━━ Source records

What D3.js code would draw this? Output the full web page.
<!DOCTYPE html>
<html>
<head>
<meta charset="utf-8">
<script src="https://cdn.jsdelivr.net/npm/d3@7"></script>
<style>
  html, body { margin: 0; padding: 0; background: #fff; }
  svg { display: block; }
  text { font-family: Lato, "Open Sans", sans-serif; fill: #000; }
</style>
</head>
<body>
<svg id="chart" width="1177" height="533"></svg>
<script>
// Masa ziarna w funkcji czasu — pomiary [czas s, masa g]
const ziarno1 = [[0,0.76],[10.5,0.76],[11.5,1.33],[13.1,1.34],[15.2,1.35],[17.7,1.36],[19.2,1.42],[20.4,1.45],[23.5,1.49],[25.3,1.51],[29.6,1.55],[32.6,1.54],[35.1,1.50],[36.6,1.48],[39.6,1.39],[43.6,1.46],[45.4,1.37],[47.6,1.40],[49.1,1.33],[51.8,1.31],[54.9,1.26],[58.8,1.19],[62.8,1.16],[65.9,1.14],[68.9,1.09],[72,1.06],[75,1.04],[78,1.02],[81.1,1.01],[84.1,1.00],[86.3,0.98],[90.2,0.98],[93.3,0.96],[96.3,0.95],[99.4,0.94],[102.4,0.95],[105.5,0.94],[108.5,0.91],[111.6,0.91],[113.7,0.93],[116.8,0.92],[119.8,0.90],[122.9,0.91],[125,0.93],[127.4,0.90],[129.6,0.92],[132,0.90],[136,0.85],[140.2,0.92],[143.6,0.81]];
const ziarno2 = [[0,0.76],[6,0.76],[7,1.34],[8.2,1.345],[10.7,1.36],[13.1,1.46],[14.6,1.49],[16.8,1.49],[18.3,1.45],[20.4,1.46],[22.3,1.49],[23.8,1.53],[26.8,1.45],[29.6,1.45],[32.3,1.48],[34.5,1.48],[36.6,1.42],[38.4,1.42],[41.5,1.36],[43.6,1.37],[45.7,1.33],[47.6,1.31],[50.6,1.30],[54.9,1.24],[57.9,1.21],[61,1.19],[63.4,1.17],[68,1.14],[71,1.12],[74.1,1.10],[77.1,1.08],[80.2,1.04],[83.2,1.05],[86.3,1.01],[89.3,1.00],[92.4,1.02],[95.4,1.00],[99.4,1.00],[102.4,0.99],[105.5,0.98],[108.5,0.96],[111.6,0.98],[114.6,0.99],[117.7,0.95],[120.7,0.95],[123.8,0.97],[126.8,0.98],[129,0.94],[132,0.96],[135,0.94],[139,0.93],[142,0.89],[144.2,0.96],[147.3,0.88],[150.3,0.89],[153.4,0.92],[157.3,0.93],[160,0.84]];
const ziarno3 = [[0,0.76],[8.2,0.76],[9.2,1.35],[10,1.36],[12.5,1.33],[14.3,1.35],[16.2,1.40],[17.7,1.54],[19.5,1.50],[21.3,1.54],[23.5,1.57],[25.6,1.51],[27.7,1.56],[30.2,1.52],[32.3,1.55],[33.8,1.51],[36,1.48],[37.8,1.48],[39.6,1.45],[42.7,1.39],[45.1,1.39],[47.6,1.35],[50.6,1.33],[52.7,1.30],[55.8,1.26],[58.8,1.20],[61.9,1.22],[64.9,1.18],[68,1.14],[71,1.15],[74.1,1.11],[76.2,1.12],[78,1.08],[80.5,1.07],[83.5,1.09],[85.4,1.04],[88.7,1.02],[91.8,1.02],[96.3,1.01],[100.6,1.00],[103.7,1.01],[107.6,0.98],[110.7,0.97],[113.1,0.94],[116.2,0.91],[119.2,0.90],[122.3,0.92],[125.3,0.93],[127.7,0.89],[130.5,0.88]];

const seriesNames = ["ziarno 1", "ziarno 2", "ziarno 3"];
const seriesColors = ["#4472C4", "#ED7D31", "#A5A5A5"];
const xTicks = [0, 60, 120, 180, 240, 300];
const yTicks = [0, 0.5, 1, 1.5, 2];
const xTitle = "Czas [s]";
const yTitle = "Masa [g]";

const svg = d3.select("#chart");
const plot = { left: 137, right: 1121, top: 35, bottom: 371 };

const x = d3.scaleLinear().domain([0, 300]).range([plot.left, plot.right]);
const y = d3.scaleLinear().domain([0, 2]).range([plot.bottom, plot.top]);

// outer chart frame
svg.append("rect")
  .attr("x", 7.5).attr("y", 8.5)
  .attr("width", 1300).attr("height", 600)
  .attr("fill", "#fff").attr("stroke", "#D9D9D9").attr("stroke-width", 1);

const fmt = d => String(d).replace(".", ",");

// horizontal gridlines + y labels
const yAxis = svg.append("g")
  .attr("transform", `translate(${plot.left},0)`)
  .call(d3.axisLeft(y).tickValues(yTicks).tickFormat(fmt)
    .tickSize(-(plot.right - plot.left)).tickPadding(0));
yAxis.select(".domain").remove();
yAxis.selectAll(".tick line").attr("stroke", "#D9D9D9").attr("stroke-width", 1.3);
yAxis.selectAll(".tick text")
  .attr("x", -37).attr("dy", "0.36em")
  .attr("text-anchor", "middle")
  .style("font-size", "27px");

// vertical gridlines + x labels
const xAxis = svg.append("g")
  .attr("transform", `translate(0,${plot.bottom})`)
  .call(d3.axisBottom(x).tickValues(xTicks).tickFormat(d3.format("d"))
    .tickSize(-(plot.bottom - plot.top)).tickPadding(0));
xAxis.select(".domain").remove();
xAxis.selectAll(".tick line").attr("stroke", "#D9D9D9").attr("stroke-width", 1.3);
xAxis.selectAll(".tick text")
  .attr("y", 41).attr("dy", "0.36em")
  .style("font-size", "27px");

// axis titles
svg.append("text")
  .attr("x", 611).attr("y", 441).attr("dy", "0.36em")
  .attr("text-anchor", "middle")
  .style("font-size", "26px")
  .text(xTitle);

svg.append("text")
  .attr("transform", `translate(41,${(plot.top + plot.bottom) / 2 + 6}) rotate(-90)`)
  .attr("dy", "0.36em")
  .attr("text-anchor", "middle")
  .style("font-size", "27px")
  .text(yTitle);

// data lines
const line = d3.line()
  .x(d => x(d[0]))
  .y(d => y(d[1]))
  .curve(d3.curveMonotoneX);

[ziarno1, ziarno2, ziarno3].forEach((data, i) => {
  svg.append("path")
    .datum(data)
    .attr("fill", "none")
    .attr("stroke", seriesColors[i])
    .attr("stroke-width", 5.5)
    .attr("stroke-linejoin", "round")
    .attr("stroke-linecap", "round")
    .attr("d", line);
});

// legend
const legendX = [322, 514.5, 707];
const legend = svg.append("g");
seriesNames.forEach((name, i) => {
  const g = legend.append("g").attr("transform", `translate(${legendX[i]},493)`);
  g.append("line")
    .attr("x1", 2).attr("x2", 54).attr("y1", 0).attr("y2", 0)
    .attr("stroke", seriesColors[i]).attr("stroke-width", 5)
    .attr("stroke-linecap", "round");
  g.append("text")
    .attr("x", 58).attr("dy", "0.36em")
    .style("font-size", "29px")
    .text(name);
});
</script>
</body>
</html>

━━━━
━━ Source records

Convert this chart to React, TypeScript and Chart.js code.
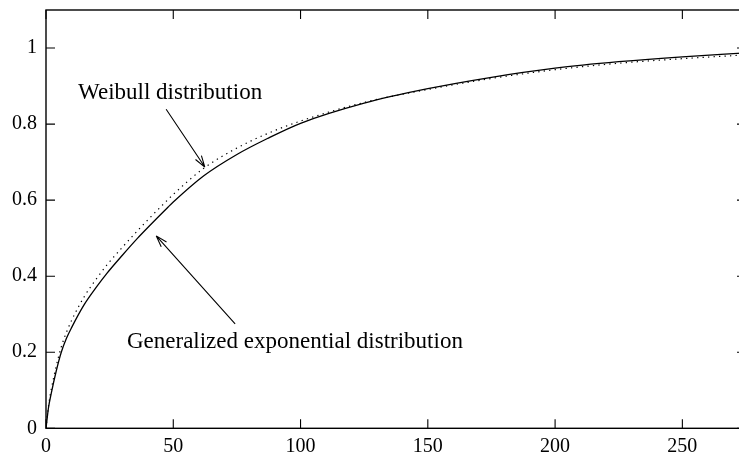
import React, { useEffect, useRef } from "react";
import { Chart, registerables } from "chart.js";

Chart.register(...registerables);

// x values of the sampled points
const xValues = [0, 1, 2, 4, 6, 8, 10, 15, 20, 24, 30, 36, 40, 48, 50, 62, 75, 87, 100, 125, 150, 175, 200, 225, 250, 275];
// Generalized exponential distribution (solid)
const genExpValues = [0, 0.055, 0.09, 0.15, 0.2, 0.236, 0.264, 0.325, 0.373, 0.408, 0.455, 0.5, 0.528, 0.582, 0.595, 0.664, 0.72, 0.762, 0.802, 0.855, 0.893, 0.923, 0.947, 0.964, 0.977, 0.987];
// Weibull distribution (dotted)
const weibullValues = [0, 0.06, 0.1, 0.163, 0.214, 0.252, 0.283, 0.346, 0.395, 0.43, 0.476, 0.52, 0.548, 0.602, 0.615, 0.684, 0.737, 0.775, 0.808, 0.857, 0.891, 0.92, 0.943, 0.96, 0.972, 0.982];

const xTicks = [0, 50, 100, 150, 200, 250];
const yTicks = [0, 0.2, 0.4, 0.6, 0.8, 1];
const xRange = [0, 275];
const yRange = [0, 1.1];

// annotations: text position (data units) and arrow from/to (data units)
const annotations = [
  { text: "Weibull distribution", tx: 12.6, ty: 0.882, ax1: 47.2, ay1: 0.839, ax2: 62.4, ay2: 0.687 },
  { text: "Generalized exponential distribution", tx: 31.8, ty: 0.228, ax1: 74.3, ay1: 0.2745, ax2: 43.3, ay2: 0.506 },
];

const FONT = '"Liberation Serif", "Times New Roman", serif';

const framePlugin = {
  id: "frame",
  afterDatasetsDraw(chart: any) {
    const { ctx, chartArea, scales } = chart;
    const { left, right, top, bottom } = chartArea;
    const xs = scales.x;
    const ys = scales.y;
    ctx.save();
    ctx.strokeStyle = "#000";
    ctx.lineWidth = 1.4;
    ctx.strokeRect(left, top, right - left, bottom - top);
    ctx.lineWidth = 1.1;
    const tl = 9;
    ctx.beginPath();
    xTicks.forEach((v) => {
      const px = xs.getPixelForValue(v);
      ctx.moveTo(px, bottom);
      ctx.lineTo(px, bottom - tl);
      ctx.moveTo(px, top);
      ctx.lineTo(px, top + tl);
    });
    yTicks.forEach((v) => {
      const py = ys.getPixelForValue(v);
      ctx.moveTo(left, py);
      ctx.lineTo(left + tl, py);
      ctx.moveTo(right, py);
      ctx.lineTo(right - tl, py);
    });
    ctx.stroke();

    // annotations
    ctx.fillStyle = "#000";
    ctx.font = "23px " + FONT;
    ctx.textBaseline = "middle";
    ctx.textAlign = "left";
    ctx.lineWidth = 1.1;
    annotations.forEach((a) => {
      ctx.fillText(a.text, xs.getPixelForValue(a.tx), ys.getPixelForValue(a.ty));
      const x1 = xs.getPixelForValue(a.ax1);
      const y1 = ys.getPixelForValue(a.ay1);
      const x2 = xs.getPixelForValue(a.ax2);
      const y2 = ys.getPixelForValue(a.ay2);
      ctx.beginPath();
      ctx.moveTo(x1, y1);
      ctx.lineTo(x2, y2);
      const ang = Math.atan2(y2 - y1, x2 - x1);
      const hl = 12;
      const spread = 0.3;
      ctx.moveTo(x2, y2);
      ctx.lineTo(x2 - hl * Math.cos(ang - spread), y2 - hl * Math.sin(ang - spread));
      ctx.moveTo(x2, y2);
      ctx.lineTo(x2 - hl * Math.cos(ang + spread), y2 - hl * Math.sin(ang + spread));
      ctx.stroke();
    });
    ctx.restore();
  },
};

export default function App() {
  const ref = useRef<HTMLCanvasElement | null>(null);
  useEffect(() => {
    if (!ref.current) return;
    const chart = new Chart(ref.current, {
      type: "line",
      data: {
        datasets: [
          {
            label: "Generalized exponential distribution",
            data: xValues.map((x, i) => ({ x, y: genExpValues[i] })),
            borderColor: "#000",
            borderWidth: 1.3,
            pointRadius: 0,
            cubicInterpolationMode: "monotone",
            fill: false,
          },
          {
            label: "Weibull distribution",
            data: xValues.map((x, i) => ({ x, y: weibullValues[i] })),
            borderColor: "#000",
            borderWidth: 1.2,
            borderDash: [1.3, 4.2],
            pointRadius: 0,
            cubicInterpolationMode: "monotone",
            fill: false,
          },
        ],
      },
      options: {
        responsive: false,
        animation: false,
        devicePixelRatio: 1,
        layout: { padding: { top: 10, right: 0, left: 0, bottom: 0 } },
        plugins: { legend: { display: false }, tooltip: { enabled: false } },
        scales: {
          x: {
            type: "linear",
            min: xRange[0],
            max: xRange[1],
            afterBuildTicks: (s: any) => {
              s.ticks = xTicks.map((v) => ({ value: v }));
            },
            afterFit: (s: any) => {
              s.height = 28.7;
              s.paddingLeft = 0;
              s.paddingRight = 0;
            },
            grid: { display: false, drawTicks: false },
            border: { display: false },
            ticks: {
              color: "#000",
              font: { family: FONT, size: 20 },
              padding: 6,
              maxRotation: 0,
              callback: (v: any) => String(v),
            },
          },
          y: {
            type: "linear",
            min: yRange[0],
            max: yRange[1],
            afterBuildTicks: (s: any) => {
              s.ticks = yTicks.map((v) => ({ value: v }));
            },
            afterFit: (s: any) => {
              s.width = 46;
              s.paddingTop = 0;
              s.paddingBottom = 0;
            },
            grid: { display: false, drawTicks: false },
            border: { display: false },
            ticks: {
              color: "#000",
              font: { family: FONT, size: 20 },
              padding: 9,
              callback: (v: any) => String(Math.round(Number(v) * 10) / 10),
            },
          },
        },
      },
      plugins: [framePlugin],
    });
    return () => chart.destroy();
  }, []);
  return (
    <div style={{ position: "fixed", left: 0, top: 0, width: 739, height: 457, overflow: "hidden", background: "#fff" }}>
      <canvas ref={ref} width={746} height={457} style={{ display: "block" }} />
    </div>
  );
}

━━━━

> **What to produce**:
Copy each line of the listing that holds the word "React".

> **Correct output**:
Convert this chart to React, TypeScript and Chart.js code.
import React, { useEffect, useRef } from "react";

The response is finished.